血管とリンパ管は、別々のネットワークを全身に張り巡らせ、それぞれ独自の機能を発揮します。両者は、最終合流地点である頸部の静脈角まで一切接続すること無く、各々が独立したネットワークを形成します。しかしながら、血管とリンパ管、特に静脈とリンパ管の特徴・構造はほとんど見分けがつかないほど酷似しており、両者がお互いをどのように見分け、独立性を担保しているのかは、古くからの疑問として残されてきました。

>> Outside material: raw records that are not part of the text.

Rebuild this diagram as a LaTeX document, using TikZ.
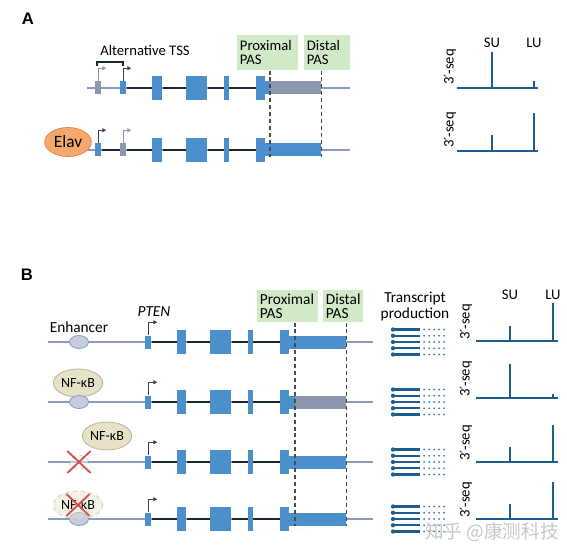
\documentclass[tikz,border=0pt]{standalone}
\usepackage{fontspec}
\setmainfont{Carlito}
\newfontfamily\headfont{Liberation Sans}
\newfontfamily\primefont{DejaVu Sans}
\newfontfamily\cjkfont{Noto Sans CJK SC}
\usepackage{tikz}
\usetikzlibrary{shapes.geometric, shapes.misc, arrows.meta, positioning, calc}
\usepackage{xcolor}
\definecolor{ExonBlue}{HTML}{4B8FCC}
\definecolor{ExonGrey}{HTML}{8C96AC}
\definecolor{FlankGrey}{HTML}{8C9BB9}
\definecolor{IntronDark}{HTML}{1E2633}
\definecolor{TssDark}{HTML}{3A4454}
\definecolor{TssGrey}{HTML}{8C96AC}
\definecolor{PasGreen}{HTML}{D1E9C7}
\definecolor{ElavOrange}{HTML}{F5A86E}
\definecolor{ElavEdge}{HTML}{E4884A}
\definecolor{NfkbBeige}{HTML}{E6E2C8}
\definecolor{NfkbEdge}{HTML}{B8B49A}
\definecolor{EnhLilac}{HTML}{C5CCE0}
\definecolor{EnhEdge}{HTML}{8E99B9}
\definecolor{DashGrey}{HTML}{4A4A4A}
\definecolor{SeqBlue}{HTML}{1E5C8C}
\definecolor{CrossRed}{HTML}{D5504F}
\newcommand{\threeprime}{3{\primefont\fontsize{10}{10}\selectfont ′}-seq}
\tikzset{
    % gene parts
    exon/.style={
        rectangle,
        fill=ExonBlue,
        inner sep=0pt,
        anchor=west,
        minimum height=18pt
    },
    smallexon/.style={
        exon,
        minimum height=9.75pt
    },
    flank/.style={
        line width=1.4pt,
        draw=FlankGrey
    },
    intron/.style={
        line width=1.5pt,
        draw=IntronDark
    },
    tss/.style={
        -{Triangle[length=3pt, width=3pt]},
        line width=0.9pt,
        draw=TssDark
    },
    bracket/.style={
        line width=0.9pt,
        draw=IntronDark
    },
    % labels and boxes
    panel/.style={
        font=\headfont\bfseries\fontsize{12.5}{12.5}\selectfont
    },
    lbl/.style={
        inner sep=0pt,
        font=\fontsize{11}{11}\selectfont
    },
    pasbox/.style={
        rectangle,
        fill=PasGreen,
        anchor=north west,
        align=left,
        inner xsep=2pt,
        inner ysep=0pt,
        font=\fontsize{11}{10.5}\selectfont
    },
    pasline/.style={
        line width=0.9pt,
        draw=DashGrey,
        dash pattern=on 3pt off 2.2pt
    },
    % binding factors
    elav/.style={
        ellipse,
        draw=ElavEdge,
        fill=ElavOrange,
        line width=0.6pt,
        minimum width=35pt,
        minimum height=21.75pt,
        inner sep=0pt,
        font=\fontsize{13}{13}\selectfont
    },
    nfkb/.style={
        ellipse,
        draw=NfkbEdge,
        fill=NfkbBeige,
        line width=0.6pt,
        minimum width=37pt,
        minimum height=21pt,
        inner sep=0pt,
        font=\fontsize{10.5}{10.5}\selectfont
    },
    enh/.style={
        ellipse,
        draw=EnhEdge,
        fill=EnhLilac,
        line width=0.6pt,
        minimum width=14.25pt,
        minimum height=9.75pt,
        inner sep=0pt
    },
    gone/.style={
        dashed,
        draw opacity=0.6,
        fill opacity=0.45,
        text opacity=1
    },
    crossed/.style={
        cross out,
        draw=CrossRed,
        line width=1.4pt,
        minimum width=16pt,
        minimum height=15pt,
        inner sep=0pt
    },
    % read-out
    seq/.style={
        line width=1.5pt,
        draw=SeqBlue
    },
    seqaxis/.style={
        rotate=90,
        inner sep=0pt,
        font=\fontsize{11}{11}\selectfont
    },
    tline/.style={
        line width=1.7pt,
        draw=SeqBlue
    }
}

\begin{document}
\begin{tikzpicture}[x=0.75pt, y=-0.75pt]
    \useasboundingbox (0,0) rectangle (567,556);

    % ---------------- A ----------------
    \node[panel] (lblA) at (28,19) {A};
    \node[pasbox, minimum width=45.75pt, text width=41.75pt, minimum height=26.25pt] (pxA) at (237,35) {Proximal\\PAS};
    \node[pasbox, minimum width=34.5pt, text width=30.5pt, minimum height=26.25pt] (dsA) at (304,35) {Distal\\PAS};
    \node[lbl] (alt) at (145,50) {Alternative TSS};
    \coordinate (brL) at (97,66);
    \coordinate (brR) at (123,66);
    \draw[bracket] (brL) -- ++(0,-4) -| (brR);

    \foreach \r/\y/\ca/\cb/\ta/\tb/\cu in {1/88/ExonGrey/ExonBlue/TssGrey/TssDark/ExonGrey,
                                          2/150/ExonBlue/ExonGrey/TssDark/TssGrey/ExonBlue} {
        \draw[flank] (87,\y) -- (350,\y);
        \node[smallexon, fill=\ca, minimum width=4.5pt] (a\r-s1) at (95,\y) {};
        \node[smallexon, fill=\cb, minimum width=4.5pt] (a\r-s2) at (120,\y) {};
        \node[exon, minimum width=7.5pt] (a\r-e1) at (152,\y) {};
        \node[exon, minimum width=15.75pt] (a\r-e2) at (186,\y) {};
        \node[exon, minimum width=3.5pt] (a\r-e3) at (224,\y) {};
        \node[exon, minimum width=6.75pt] (a\r-e4) at (256,\y) {};
        \node[smallexon, minimum width=4pt] (a\r-p) at (265,\y) {};
        \node[smallexon, fill=\cu, minimum width=38.25pt] (a\r-u) at (270,\y) {};
        \draw[intron] (a\r-s2.east) -- (a\r-e1.west) (a\r-e1.east) -- (a\r-e2.west)
                      (a\r-e2.east) -- (a\r-e3.west) (a\r-e3.east) -- (a\r-e4.west);
        \draw[tss, draw=\ta] (a\r-s1.north) -- ++(0,-13) -- ++(8,0);
        \draw[tss, draw=\tb] (a\r-s2.north) -- ++(0,-13) -- ++(8,0);
    }
    \draw[intron] (a2-s1.east) -- (a2-s2.west);
    \draw[pasline] (a1-u.west |- pxA.south) -- (a1-u.west |- a2-u.south);
    \draw[pasline] (a1-u.east |- dsA.south) -- (a1-u.east |- a2-u.south);
    \node[elav] (elav) at (68,142) {Elav};

    % 3'-seq, A
    \node[lbl] (suA) at (492,43) {SU};
    \node[lbl] (luA) at (534,43) {LU};
    \foreach \p/\y/\su/\lu in {1/88/36/7, 2/151/16/38} {
        \coordinate (pa\p-0) at (457,\y);
        \coordinate (pa\p-1) at (538,\y);
        \draw[seq] (pa\p-0) -- (pa\p-1);
        \draw[seq] (suA |- pa\p-0) -- ++(0,-\su);
        \draw[seq] (luA |- pa\p-0) -- ++(0,-\lu);
        \node[seqaxis] (qa\p) at (450,\y-21) {\threeprime};
    }

    % ---------------- B ----------------
    \node[panel] (lblB) at (27,275) {B};
    \node[pasbox, minimum width=45.75pt, text width=41.75pt, minimum height=24pt, font=\fontsize{11.5}{10.5}\selectfont] (pxB) at (257,290) {Proximal\\PAS};
    \node[pasbox, minimum width=30pt, text width=26pt, minimum height=24pt, font=\fontsize{11.5}{10.5}\selectfont] (dsB) at (323,290) {Distal\\PAS};
    \node[lbl, font=\itshape\fontsize{11.5}{11.5}\selectfont] (pten) at (154,312) {PTEN};
    \node[lbl, align=center, font=\fontsize{11.5}{12}\selectfont] (tprod) at (415,306) {Transcript\\production};

    \foreach \r/\y/\cu in {1/342/ExonBlue, 2/402/ExonGrey, 3/462/ExonBlue, 4/519/ExonBlue} {
        \draw[flank] (48,\y) -- (373,\y);
        \node[smallexon, minimum width=4.5pt] (b\r-x1) at (145,\y) {};
        \node[exon, minimum width=6.75pt] (b\r-x2) at (177,\y) {};
        \node[exon, minimum width=15.75pt] (b\r-x3) at (210,\y) {};
        \node[exon, minimum width=3.25pt] (b\r-x4) at (248,\y) {};
        \node[exon, minimum width=6.75pt] (b\r-x5) at (280,\y) {};
        \node[smallexon, minimum width=4.75pt] (b\r-p) at (289,\y) {};
        \node[smallexon, fill=\cu, minimum width=38.25pt] (b\r-u) at (295,\y) {};
        \draw[intron] (b\r-x1.east) -- (b\r-x2.west) (b\r-x2.east) -- (b\r-x3.west)
                      (b\r-x3.east) -- (b\r-x4.west) (b\r-x4.east) -- (b\r-x5.west);
        \draw[tss] (b\r-x1.north) -- ++(0,-13) -- ++(9,0);
        % transcripts
        \foreach \o in {-12.5,-6.25,0,6.25,12.5} {
            \draw[tline] (393,\y+\o) -- (420,\y+\o);
            \fill[SeqBlue] (393,\y+\o) circle (1.6pt);
            \foreach \d in {424,429,...,444}
                \fill[SeqBlue!85] (\d,\y+\o) circle (0.75pt);
        }
    }
    \draw[pasline] (b1-u.west |- pxB.south) -- (b1-u.west |- b4-u.south);
    \draw[pasline] (b1-u.east |- dsB.south) -- (b1-u.east |- b4-u.south);

    % enhancer and NF-kB
    \node[enh] (enh1) at (79,342) {};
    \node[lbl, font=\fontsize{11.5}{11.5}\selectfont] (enhtxt) at (79,327) {Enhancer};
    \node[nfkb] (nf2) at (78,383) {NF-κB};
    \node[enh] (enh2) at (79,402) {};
    \node[nfkb] (nf3) at (107,436) {NF-κB};
    \node[enh, gone, fill=white] (enh3) at (79,462) {};
    \node[crossed] (x3) at (enh3) {};
    \node[enh] (enh4) at (79,519) {};
    \node[nfkb, gone] (nf4) at (78,505) {NF-κB};
    \node[crossed] (x4) at (nf4) {};

    % 3'-seq, B
    \node[lbl] (suB) at (510,295) {SU};
    \node[lbl] (luB) at (553,295) {LU};
    \foreach \p/\y/\su/\lu in {1/341/15/38, 2/398/34/4, 3/462/15/37, 4/519/15/37} {
        \coordinate (pb\p-0) at (476,\y);
        \coordinate (pb\p-1) at (558,\y);
        \draw[seq] (pb\p-0) -- (pb\p-1);
        \draw[seq] (suB |- pb\p-0) -- ++(0,-\su);
        \draw[seq] (luB |- pb\p-0) -- ++(0,-\lu);
        \node[seqaxis] (qb\p) at (466,\y-19) {\threeprime};
    }

    \node[font=\cjkfont\fontsize{14}{14}\selectfont, text=black!22] (wm) at (492,532) {知乎 @康测科技};
\end{tikzpicture}
\end{document}
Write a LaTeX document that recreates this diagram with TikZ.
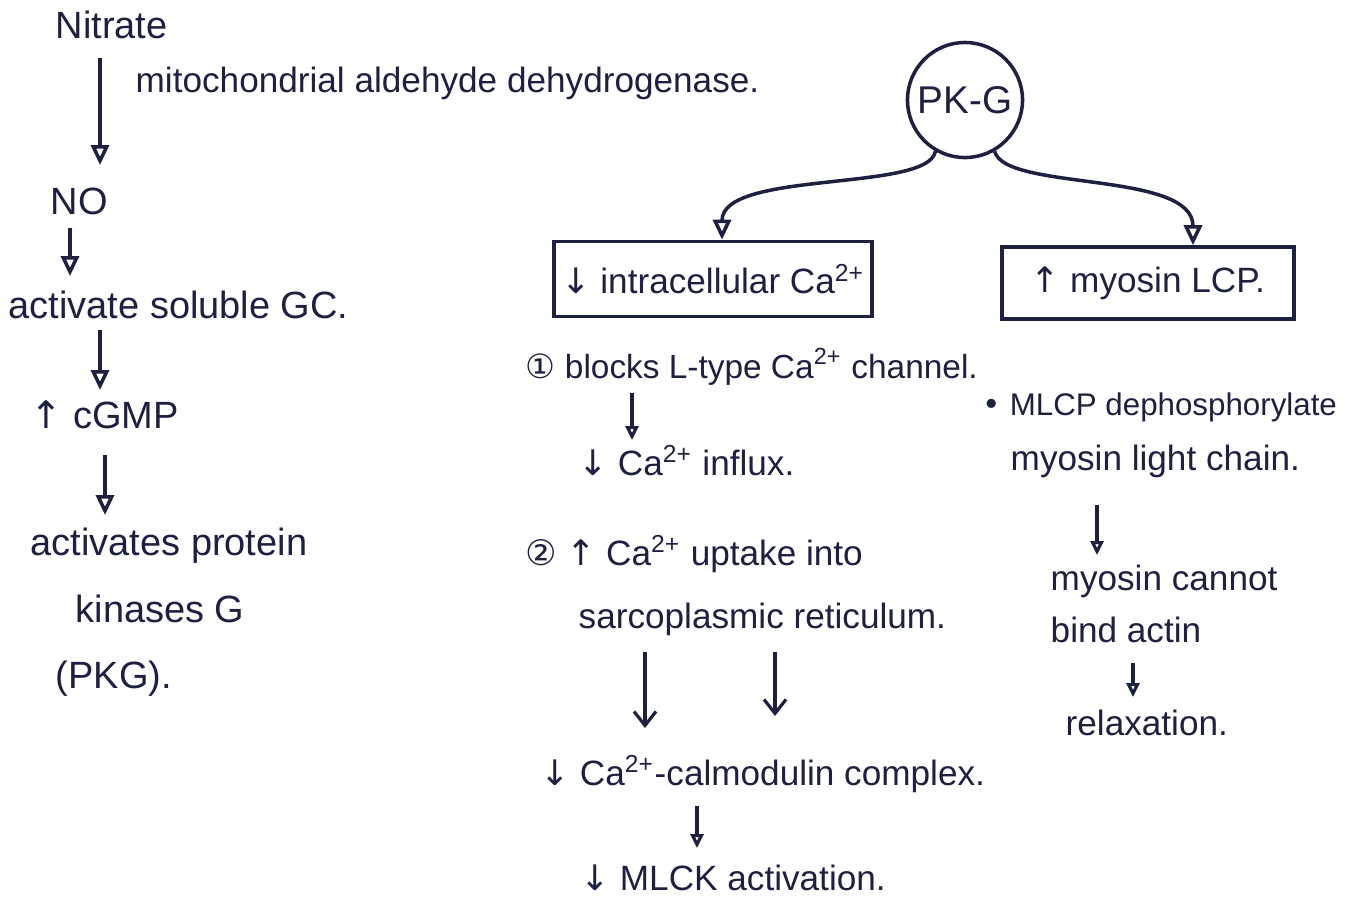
\documentclass[tikz,border=0pt]{standalone}
\usepackage{fontspec}
\setmainfont{Liberation Sans}
\newfontfamily\simbolos{DejaVu Sans}
\usetikzlibrary{arrows.meta,calc,positioning}
\definecolor{tinta}{HTML}{1E2040}
\newcommand{\sube}{{\simbolos ↑}}
\newcommand{\baja}{{\simbolos ↓}}
\newcommand{\cados}{Ca\textsuperscript{2+}}
\tikzset{
  texto/.style={font=\fontsize{10}{12}\selectfont,text=tinta,inner sep=0pt,anchor=base west},
  chico/.style={font=\fontsize{9.5}{11}\selectfont},
  mini/.style={font=\fontsize{8.9}{11}\selectfont},
  grande/.style={font=\fontsize{10.8}{13}\selectfont},
  caja/.style={draw=tinta,line width=1pt,inner sep=2pt,font=\fontsize{10}{12}\selectfont,text=tinta},
  circulo/.style={circle,draw=tinta,line width=1pt,minimum size=1.15cm,inner sep=0pt,font=\fontsize{11}{13}\selectfont,text=tinta},
  flecha/.style={draw=tinta,line width=1pt,-{Triangle[open,length=2mm,width=1.8mm]}},
  flechita/.style={draw=tinta,line width=0.9pt,-{Triangle[open,length=1.4mm,width=1.3mm]}},
  flechav/.style={draw=tinta,line width=0.9pt,-{Straight Barb[length=1.4mm,width=2.2mm]}},
}
\begin{document}
\begin{tikzpicture}[x=0.01cm,y=-0.01cm]
\useasboundingbox (0,0) rectangle (1357,899);
\node[texto,grande] (nitrato) at (55,38) {Nitrate};
\node[texto] (enzima) at (135,92) {mitochondrial aldehyde dehydrogenase.};
\node[texto,grande] (no) at (50,214) {NO};
\node[texto,grande] (soluble) at (8,318) {activate soluble GC.};
\node[texto,grande] (cgmp) at (30,428) {\sube{} cGMP};
\node[texto,grande] (activa) at (30,555) {activates protein};
\node[texto,grande] (kinasa) at (75,622) {kinases G};
\node[texto,grande] (pkgtxt) at (55,688) {(PKG).};
\node[circulo] (pkg) at (965,100) {PK-G};
\node[caja,minimum width=3.05cm,minimum height=0.75cm] (caja1) at (713,279) {\baja{} intracellular \cados};
\node[caja,minimum width=2.92cm,minimum height=0.72cm] (caja2) at (1148,283) {\sube{} myosin LCP.};
\node[texto,chico] (bloquea) at (525,378) {{\simbolos ①} blocks L-type \cados{} channel.};
\node[texto] (influjo) at (578,475) {\baja{} \cados{} influx.};
\node[texto] (captura) at (525,565) {{\simbolos ②} \sube{} \cados{} uptake into};
\node[texto] (sarco) at (578,628) {sarcoplasmic reticulum.};
\node[texto] (complejo) at (540,785) {\baja{} \cados{}-calmodulin complex.};
\node[texto] (mlck) at (580,890) {\baja{} MLCK activation.};
\node[texto,mini] (mlcp) at (982,415) {{\simbolos •} MLCP dephosphorylate};
\node[texto] (cadena) at (1010,470) {myosin light chain.};
\node[texto] (nopuede) at (1050,590) {myosin cannot};
\node[texto] (actina) at (1050,642) {bind actin};
\node[texto] (relaja) at (1065,735) {relaxation.};
\draw[flecha] ($(nitrato.base west)+(45,20)$) -- ($(no.base west)+(50,-49)$);
\draw[flecha] ($(no.base west)+(20,14)$) -- ($(soluble.base west)+(62,-42)$);
\draw[flecha] ($(soluble.base west)+(92,12)$) -- ($(cgmp.base west)+(70,-38)$);
\draw[flecha] ($(cgmp.base west)+(75,27)$) -- ($(activa.base west)+(75,-40)$);
\draw[flecha] (pkg.-120) .. controls +(-7,41) and +(0,-70) .. ($(caja1.north)+(9,0)$);
\draw[flecha] (pkg.-60) .. controls +(10,40) and +(0,-75) .. ($(caja2.north)+(45,0)$);
\draw[flechita] ($(bloquea.base west)+(107,15)$) -- ($(influjo.base west)+(54,-35)$);
\draw[flechav] ($(sarco.base west)+(67,24)$) -- ($(complejo.base west)+(105,-57)$);
\draw[flechav] ($(sarco.base west)+(197,24)$) -- ($(complejo.base west)+(235,-69)$);
\draw[flechita] ($(complejo.base west)+(157,21)$) -- ($(mlck.base west)+(117,-42)$);
\draw[flechita] ($(cadena.base west)+(87,35)$) -- ($(nopuede.base west)+(47,-35)$);
\draw[flechita] ($(actina.base west)+(83,21)$) -- ($(relaja.base west)+(68,-38)$);
\end{tikzpicture}
\end{document}
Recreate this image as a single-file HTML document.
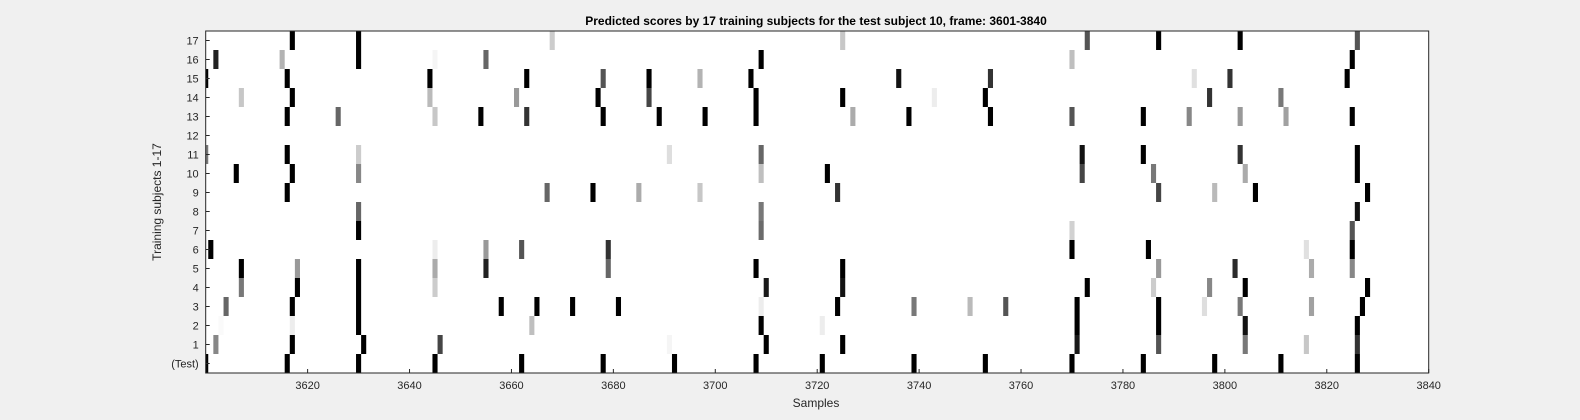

慶應義塾大学医学部解剖学教室の田井育江専任講師、久保田義顕教授らは、同内科学(循環器)教室、同外科学(一般・消化器)教室、同形成外科学教室、同先端医科学研究所、横浜市立大学、熊本大学、米国NIHなどとの共同研究で明らかにしました。
今回、多発性肺嚢胞、腎がん、線維毛包種などを典型的症状とするBirt-Hogg-Dube(BHD)症候群の原因遺伝子として知られるフォリクリン(Flcn)に関し、これを血管内皮細胞で欠失させると、血管のところどころで「リンパ管もどき静脈内皮細胞」が生じ、血管がリンパ管を接続すべき対象と誤認識してしまうことを見出しました。
今回の結果は、がんの外科治療などの後遺症として起こるリンパ浮腫に対する治療への発展の可能性を秘めます。リンパ浮腫においては、リンパ節郭清の結果、リンパの還流機能が低下し上肢・下肢に深刻な浮腫(むくみ)が生じますが、Flcnのシグナル経路に介入することで、局所で薬剤的に静脈-リンパ管シャントを創出できれば、リンパ浮腫の画期的治療になると考えます。
本研究成果は2020年12月9日(米国東部時間)の『Nature Communications』オンライン版に掲載されました。